The parameter \(\mathbf{w}\) is iteratively updated by taking steps proportional to the negative of the gradient:

\[\mathbf{w_{t+1}} = \mathbf{ w_t }- \alpha \frac{\partial \mathbf{J}}{\partial \mathbf{w}} = \mathbf{w_t} - \mathbf{\frac{\alpha}{N}x^T(y-t)}\]

In coordinate systems this is equivalent to:

\[w_{t+1} = w_t - \alpha \frac{1}{N}\sum_{i=1}^{N} x_t (y^{(i)}-t^{(i)})\]

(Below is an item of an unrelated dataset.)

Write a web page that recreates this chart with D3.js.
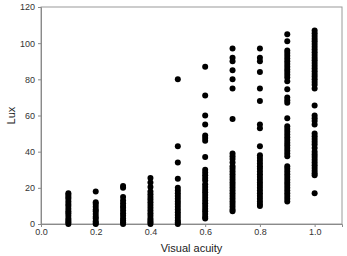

The python implementation of gradient descent is shown below:

def getGradient(x, w, t):
 N, D = np.shape(x)
 gradient = (1.0/ float(N)) * np.matmul(np.transpose(x), loss(x,w,t))
 return gradient
def gradientDescentMethod(x, t, alpha=0.1, tolerance=1e-2):
 N, D = np.shape(x)
 #w = np.random.randn(D)
 w = np.zeros([D])
 # Perform Gradient Descent
 iterations = 1
 w_cost = [(w, cost(x,w, t))]
 while True:
 dw = getGradient(x, w, t)
 w_k = w - alpha * dw
 w_cost.append((w, cost(x, w, t)))
 # Stopping Condition
 if np.sum(abs(w_k - w)) < tolerance:
 print ("Converged.")
 break
 if iterations % 100 == 0:
 print ("Iteration: %d - cost: %.4f" %(iterations, cost(x, w, t)))
 iterations += 1
 w = w_k
 return w, w_cost

Generalization

The goal of a learning algorithm is not only to make correct predictions on the training examples but also to be generalized to patterns not seen before. The average squared error on new examples is known as the generalization error, and we’d like this to be as small as possible. In practice, we normally tune model parameters by partitioning the dataset into three different subsets:

  • The training set is used to train the model.
  • The validation set is used to estimate the generalization error of each hyperparameter setting.
  • The test set is used at the very end, to estimate the generalization error of the final model, once all hyperparameters have been chosen.